Now, this result doesn’t sound quite as impressive, does it? But this is what 80% accuracy means. It will not turn publishing on its head given one million new books or manuscripts are written every year. An algorithm with 80% accuracy will just not cut it, but don’t be deterred from reading the book. It still offers some genuine and novel insights as to what makes a best seller. However, it is not going to put acquisition editors out of a job.

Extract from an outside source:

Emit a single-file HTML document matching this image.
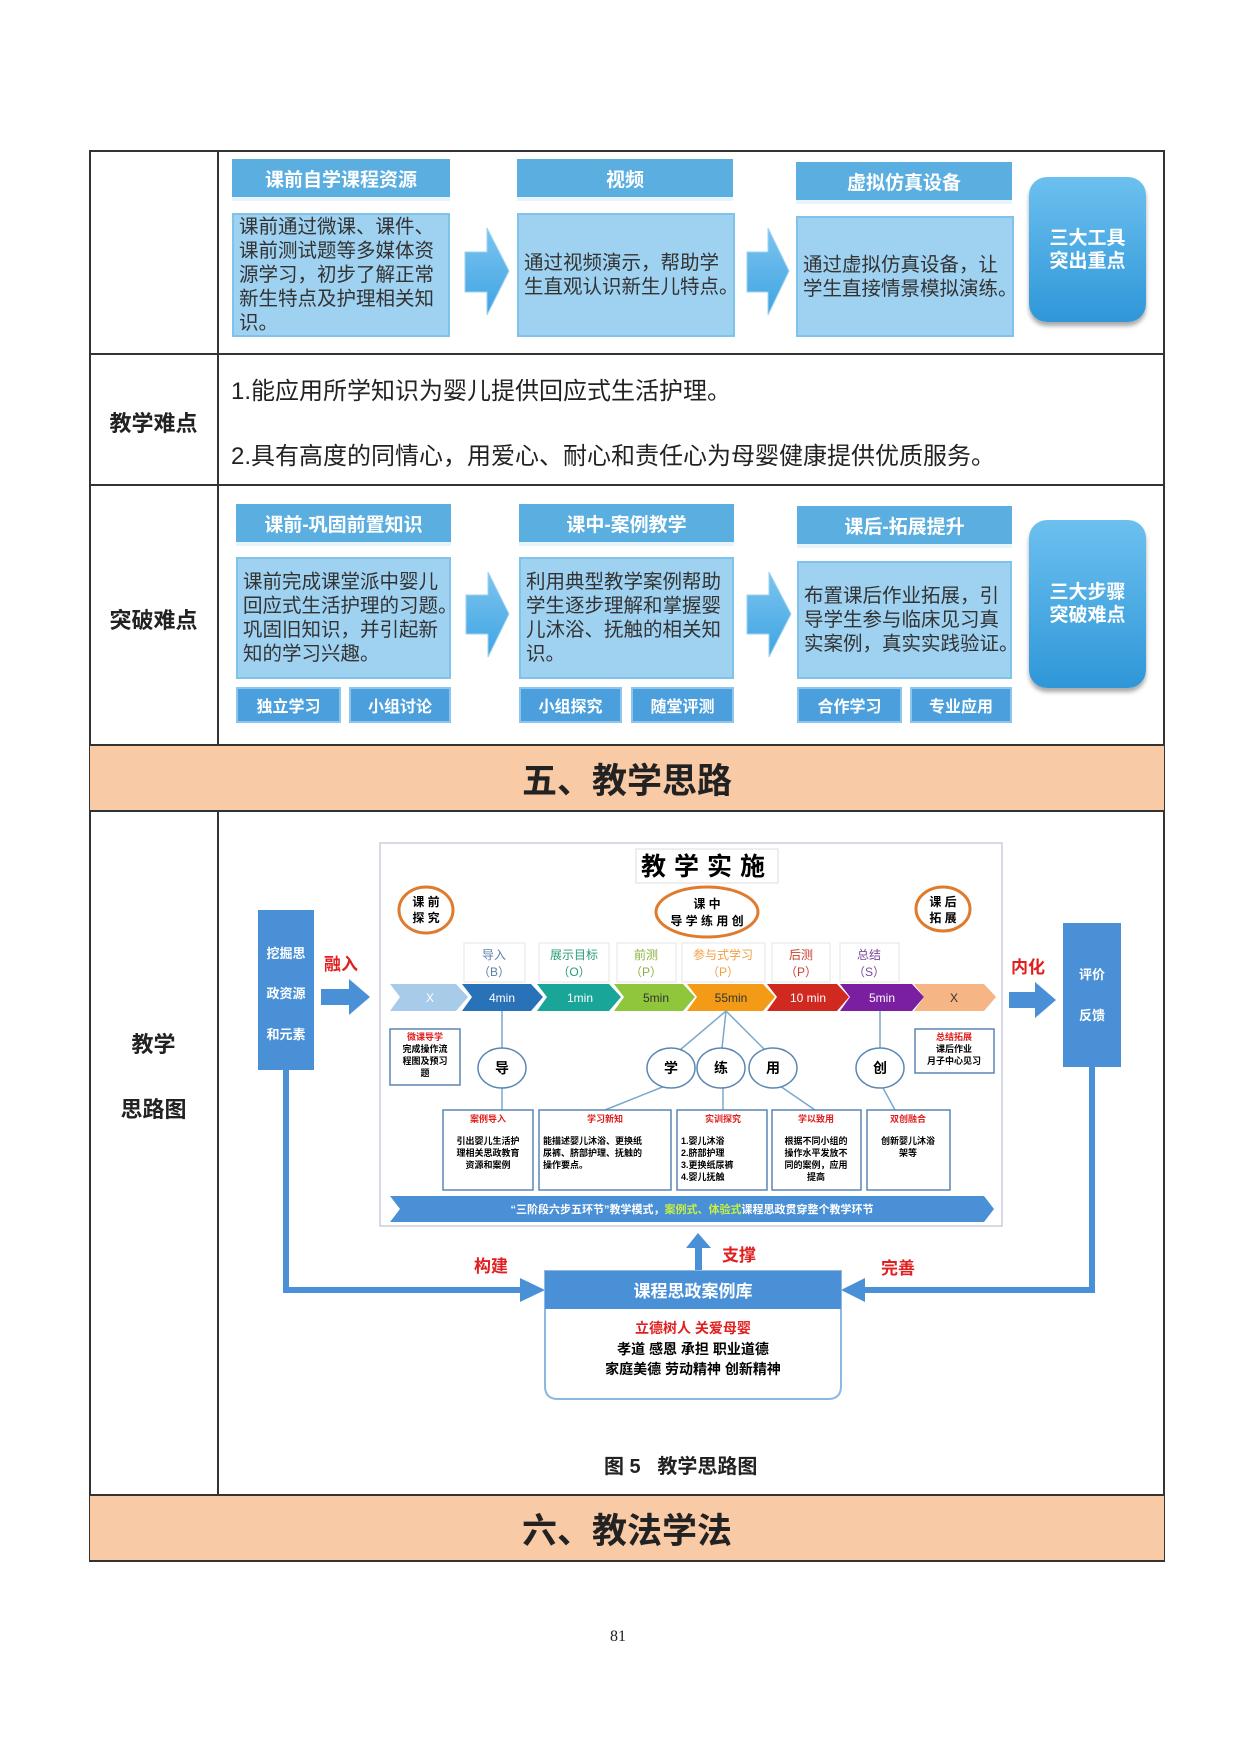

However, machines are getting smarter, machine learning improves, and artificial intelligence is getting more intelligent. What if the algorithm were 99.9% accurate rather than just 80% accurate? In that case the intern would have correctly identified 999 of the 1,000 best sellers lying randomly on the floor as NYT bestsellers and missed only one. But the intern also had to test the 199,000 other books and that would have produced 199 “false positives”, meaning he would have 1,198 books to put on the shelves, 198 more than he expected if the algorithm was 100% accurate (like an inventory lists with no mistakes or typos). Now that would sound a hell of a lot more impressive, but an algorithm that is 99.9% accurate is still a long way off for the simple reason that human taste and fashion is so incredibly unpredictable. Book publishing will always be a bit of a lottery, but that does not mean the odds cannot be improved with good data and smart algorithms. At my own company, Jellybooks, the emphasis is on generating good data. That means understanding how people read books and when they recommend them, not just judging success based on sales data or a book’s position on particular best seller list. Code will appear more and more in publishing even if code can’t write novels yet or predict with 100% accuracy the next NYT bestseller.